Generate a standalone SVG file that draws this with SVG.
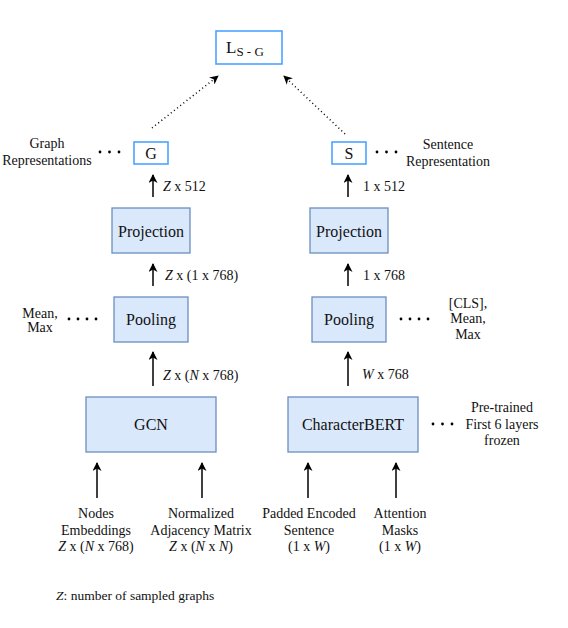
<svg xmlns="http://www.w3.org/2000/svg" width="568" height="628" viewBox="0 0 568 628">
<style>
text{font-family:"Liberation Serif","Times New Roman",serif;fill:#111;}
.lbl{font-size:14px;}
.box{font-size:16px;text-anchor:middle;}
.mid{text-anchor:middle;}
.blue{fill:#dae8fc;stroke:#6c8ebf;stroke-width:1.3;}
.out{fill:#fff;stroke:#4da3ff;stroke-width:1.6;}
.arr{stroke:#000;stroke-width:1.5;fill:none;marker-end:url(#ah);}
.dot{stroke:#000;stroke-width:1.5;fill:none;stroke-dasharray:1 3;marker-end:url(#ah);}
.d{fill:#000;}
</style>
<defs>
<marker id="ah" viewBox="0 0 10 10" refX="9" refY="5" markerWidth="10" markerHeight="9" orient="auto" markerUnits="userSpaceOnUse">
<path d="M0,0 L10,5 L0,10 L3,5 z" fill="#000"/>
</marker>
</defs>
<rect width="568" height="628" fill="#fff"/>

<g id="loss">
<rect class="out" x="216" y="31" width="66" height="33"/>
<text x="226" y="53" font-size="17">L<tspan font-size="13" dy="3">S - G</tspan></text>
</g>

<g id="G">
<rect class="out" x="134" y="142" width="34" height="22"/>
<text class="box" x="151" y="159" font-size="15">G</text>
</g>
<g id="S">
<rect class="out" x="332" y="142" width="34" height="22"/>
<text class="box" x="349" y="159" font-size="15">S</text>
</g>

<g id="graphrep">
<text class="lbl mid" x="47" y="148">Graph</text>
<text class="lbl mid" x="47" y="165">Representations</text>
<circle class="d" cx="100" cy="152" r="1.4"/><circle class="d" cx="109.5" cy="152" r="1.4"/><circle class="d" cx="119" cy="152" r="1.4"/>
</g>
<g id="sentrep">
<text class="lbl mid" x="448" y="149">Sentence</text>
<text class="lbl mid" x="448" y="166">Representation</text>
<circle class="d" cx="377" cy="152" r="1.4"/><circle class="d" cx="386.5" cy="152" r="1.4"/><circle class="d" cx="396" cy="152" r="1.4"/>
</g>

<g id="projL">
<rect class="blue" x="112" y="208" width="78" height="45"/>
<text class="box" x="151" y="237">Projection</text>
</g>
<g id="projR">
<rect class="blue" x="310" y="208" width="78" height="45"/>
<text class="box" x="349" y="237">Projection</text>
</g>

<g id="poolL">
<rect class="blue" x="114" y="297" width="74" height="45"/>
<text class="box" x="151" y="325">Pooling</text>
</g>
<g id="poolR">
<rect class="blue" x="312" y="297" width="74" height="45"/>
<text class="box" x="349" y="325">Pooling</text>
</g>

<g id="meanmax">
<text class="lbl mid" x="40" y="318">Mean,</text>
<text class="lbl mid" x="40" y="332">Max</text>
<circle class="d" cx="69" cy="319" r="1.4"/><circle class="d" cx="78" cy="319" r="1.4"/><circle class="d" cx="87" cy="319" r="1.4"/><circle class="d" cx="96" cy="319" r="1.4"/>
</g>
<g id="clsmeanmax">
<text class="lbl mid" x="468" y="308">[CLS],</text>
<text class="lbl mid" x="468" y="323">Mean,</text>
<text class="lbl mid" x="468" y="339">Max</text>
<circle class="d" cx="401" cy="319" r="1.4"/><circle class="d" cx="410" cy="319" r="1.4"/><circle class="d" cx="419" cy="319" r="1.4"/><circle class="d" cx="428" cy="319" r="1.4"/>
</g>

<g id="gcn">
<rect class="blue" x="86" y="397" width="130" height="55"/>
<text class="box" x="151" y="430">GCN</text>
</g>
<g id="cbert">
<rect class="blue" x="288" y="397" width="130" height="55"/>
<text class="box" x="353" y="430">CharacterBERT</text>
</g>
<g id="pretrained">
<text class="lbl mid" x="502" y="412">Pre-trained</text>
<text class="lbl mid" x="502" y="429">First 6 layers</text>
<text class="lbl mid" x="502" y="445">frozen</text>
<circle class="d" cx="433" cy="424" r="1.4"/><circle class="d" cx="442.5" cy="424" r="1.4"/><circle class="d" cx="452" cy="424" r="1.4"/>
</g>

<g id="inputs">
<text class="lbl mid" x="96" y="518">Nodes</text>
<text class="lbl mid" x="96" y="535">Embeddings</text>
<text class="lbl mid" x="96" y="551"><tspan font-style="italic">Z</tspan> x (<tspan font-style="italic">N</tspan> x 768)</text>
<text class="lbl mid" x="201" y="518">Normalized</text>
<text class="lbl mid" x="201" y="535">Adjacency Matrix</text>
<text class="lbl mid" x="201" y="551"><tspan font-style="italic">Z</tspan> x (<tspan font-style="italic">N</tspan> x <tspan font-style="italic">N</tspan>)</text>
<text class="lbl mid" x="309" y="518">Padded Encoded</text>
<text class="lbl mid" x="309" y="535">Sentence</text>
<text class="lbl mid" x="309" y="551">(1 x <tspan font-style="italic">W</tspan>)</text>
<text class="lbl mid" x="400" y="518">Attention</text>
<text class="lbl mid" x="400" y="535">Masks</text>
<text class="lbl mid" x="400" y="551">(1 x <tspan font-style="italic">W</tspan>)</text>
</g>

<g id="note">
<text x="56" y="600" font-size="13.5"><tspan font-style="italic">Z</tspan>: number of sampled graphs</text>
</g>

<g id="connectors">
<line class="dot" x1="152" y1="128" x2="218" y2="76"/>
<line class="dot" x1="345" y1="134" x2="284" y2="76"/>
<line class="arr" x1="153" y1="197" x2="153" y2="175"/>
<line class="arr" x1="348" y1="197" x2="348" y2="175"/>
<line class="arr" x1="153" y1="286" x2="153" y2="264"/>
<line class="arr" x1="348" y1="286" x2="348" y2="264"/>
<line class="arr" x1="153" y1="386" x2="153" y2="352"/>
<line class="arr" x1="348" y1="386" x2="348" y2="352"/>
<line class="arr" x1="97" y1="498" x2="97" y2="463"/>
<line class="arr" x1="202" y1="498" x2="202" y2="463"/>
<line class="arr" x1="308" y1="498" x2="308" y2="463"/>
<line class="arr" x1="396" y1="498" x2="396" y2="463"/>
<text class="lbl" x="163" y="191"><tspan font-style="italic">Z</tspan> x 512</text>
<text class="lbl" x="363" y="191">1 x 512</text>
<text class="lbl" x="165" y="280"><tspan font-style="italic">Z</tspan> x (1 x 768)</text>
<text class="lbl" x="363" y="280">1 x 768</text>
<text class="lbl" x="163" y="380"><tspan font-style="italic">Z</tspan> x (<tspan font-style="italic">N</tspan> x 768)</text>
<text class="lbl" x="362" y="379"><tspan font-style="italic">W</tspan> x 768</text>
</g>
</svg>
____
= SET EXERCISE =
Print the whole listing above once more, word for word, without its pictures.

= THE ANSWER =
Generate a standalone SVG file that draws this with SVG.
<svg xmlns="http://www.w3.org/2000/svg" width="568" height="628" viewBox="0 0 568 628">
<style>
text{font-family:"Liberation Serif","Times New Roman",serif;fill:#111;}
.lbl{font-size:14px;}
.box{font-size:16px;text-anchor:middle;}
.mid{text-anchor:middle;}
.blue{fill:#dae8fc;stroke:#6c8ebf;stroke-width:1.3;}
.out{fill:#fff;stroke:#4da3ff;stroke-width:1.6;}
.arr{stroke:#000;stroke-width:1.5;fill:none;marker-end:url(#ah);}
.dot{stroke:#000;stroke-width:1.5;fill:none;stroke-dasharray:1 3;marker-end:url(#ah);}
.d{fill:#000;}
</style>
<defs>
<marker id="ah" viewBox="0 0 10 10" refX="9" refY="5" markerWidth="10" markerHeight="9" orient="auto" markerUnits="userSpaceOnUse">
<path d="M0,0 L10,5 L0,10 L3,5 z" fill="#000"/>
</marker>
</defs>
<rect width="568" height="628" fill="#fff"/>

<g id="loss">
<rect class="out" x="216" y="31" width="66" height="33"/>
<text x="226" y="53" font-size="17">L<tspan font-size="13" dy="3">S - G</tspan></text>
</g>

<g id="G">
<rect class="out" x="134" y="142" width="34" height="22"/>
<text class="box" x="151" y="159" font-size="15">G</text>
</g>
<g id="S">
<rect class="out" x="332" y="142" width="34" height="22"/>
<text class="box" x="349" y="159" font-size="15">S</text>
</g>

<g id="graphrep">
<text class="lbl mid" x="47" y="148">Graph</text>
<text class="lbl mid" x="47" y="165">Representations</text>
<circle class="d" cx="100" cy="152" r="1.4"/><circle class="d" cx="109.5" cy="152" r="1.4"/><circle class="d" cx="119" cy="152" r="1.4"/>
</g>
<g id="sentrep">
<text class="lbl mid" x="448" y="149">Sentence</text>
<text class="lbl mid" x="448" y="166">Representation</text>
<circle class="d" cx="377" cy="152" r="1.4"/><circle class="d" cx="386.5" cy="152" r="1.4"/><circle class="d" cx="396" cy="152" r="1.4"/>
</g>

<g id="projL">
<rect class="blue" x="112" y="208" width="78" height="45"/>
<text class="box" x="151" y="237">Projection</text>
</g>
<g id="projR">
<rect class="blue" x="310" y="208" width="78" height="45"/>
<text class="box" x="349" y="237">Projection</text>
</g>

<g id="poolL">
<rect class="blue" x="114" y="297" width="74" height="45"/>
<text class="box" x="151" y="325">Pooling</text>
</g>
<g id="poolR">
<rect class="blue" x="312" y="297" width="74" height="45"/>
<text class="box" x="349" y="325">Pooling</text>
</g>

<g id="meanmax">
<text class="lbl mid" x="40" y="318">Mean,</text>
<text class="lbl mid" x="40" y="332">Max</text>
<circle class="d" cx="69" cy="319" r="1.4"/><circle class="d" cx="78" cy="319" r="1.4"/><circle class="d" cx="87" cy="319" r="1.4"/><circle class="d" cx="96" cy="319" r="1.4"/>
</g>
<g id="clsmeanmax">
<text class="lbl mid" x="468" y="308">[CLS],</text>
<text class="lbl mid" x="468" y="323">Mean,</text>
<text class="lbl mid" x="468" y="339">Max</text>
<circle class="d" cx="401" cy="319" r="1.4"/><circle class="d" cx="410" cy="319" r="1.4"/><circle class="d" cx="419" cy="319" r="1.4"/><circle class="d" cx="428" cy="319" r="1.4"/>
</g>

<g id="gcn">
<rect class="blue" x="86" y="397" width="130" height="55"/>
<text class="box" x="151" y="430">GCN</text>
</g>
<g id="cbert">
<rect class="blue" x="288" y="397" width="130" height="55"/>
<text class="box" x="353" y="430">CharacterBERT</text>
</g>
<g id="pretrained">
<text class="lbl mid" x="502" y="412">Pre-trained</text>
<text class="lbl mid" x="502" y="429">First 6 layers</text>
<text class="lbl mid" x="502" y="445">frozen</text>
<circle class="d" cx="433" cy="424" r="1.4"/><circle class="d" cx="442.5" cy="424" r="1.4"/><circle class="d" cx="452" cy="424" r="1.4"/>
</g>

<g id="inputs">
<text class="lbl mid" x="96" y="518">Nodes</text>
<text class="lbl mid" x="96" y="535">Embeddings</text>
<text class="lbl mid" x="96" y="551"><tspan font-style="italic">Z</tspan> x (<tspan font-style="italic">N</tspan> x 768)</text>
<text class="lbl mid" x="201" y="518">Normalized</text>
<text class="lbl mid" x="201" y="535">Adjacency Matrix</text>
<text class="lbl mid" x="201" y="551"><tspan font-style="italic">Z</tspan> x (<tspan font-style="italic">N</tspan> x <tspan font-style="italic">N</tspan>)</text>
<text class="lbl mid" x="309" y="518">Padded Encoded</text>
<text class="lbl mid" x="309" y="535">Sentence</text>
<text class="lbl mid" x="309" y="551">(1 x <tspan font-style="italic">W</tspan>)</text>
<text class="lbl mid" x="400" y="518">Attention</text>
<text class="lbl mid" x="400" y="535">Masks</text>
<text class="lbl mid" x="400" y="551">(1 x <tspan font-style="italic">W</tspan>)</text>
</g>

<g id="note">
<text x="56" y="600" font-size="13.5"><tspan font-style="italic">Z</tspan>: number of sampled graphs</text>
</g>

<g id="connectors">
<line class="dot" x1="152" y1="128" x2="218" y2="76"/>
<line class="dot" x1="345" y1="134" x2="284" y2="76"/>
<line class="arr" x1="153" y1="197" x2="153" y2="175"/>
<line class="arr" x1="348" y1="197" x2="348" y2="175"/>
<line class="arr" x1="153" y1="286" x2="153" y2="264"/>
<line class="arr" x1="348" y1="286" x2="348" y2="264"/>
<line class="arr" x1="153" y1="386" x2="153" y2="352"/>
<line class="arr" x1="348" y1="386" x2="348" y2="352"/>
<line class="arr" x1="97" y1="498" x2="97" y2="463"/>
<line class="arr" x1="202" y1="498" x2="202" y2="463"/>
<line class="arr" x1="308" y1="498" x2="308" y2="463"/>
<line class="arr" x1="396" y1="498" x2="396" y2="463"/>
<text class="lbl" x="163" y="191"><tspan font-style="italic">Z</tspan> x 512</text>
<text class="lbl" x="363" y="191">1 x 512</text>
<text class="lbl" x="165" y="280"><tspan font-style="italic">Z</tspan> x (1 x 768)</text>
<text class="lbl" x="363" y="280">1 x 768</text>
<text class="lbl" x="163" y="380"><tspan font-style="italic">Z</tspan> x (<tspan font-style="italic">N</tspan> x 768)</text>
<text class="lbl" x="362" y="379"><tspan font-style="italic">W</tspan> x 768</text>
</g>
</svg>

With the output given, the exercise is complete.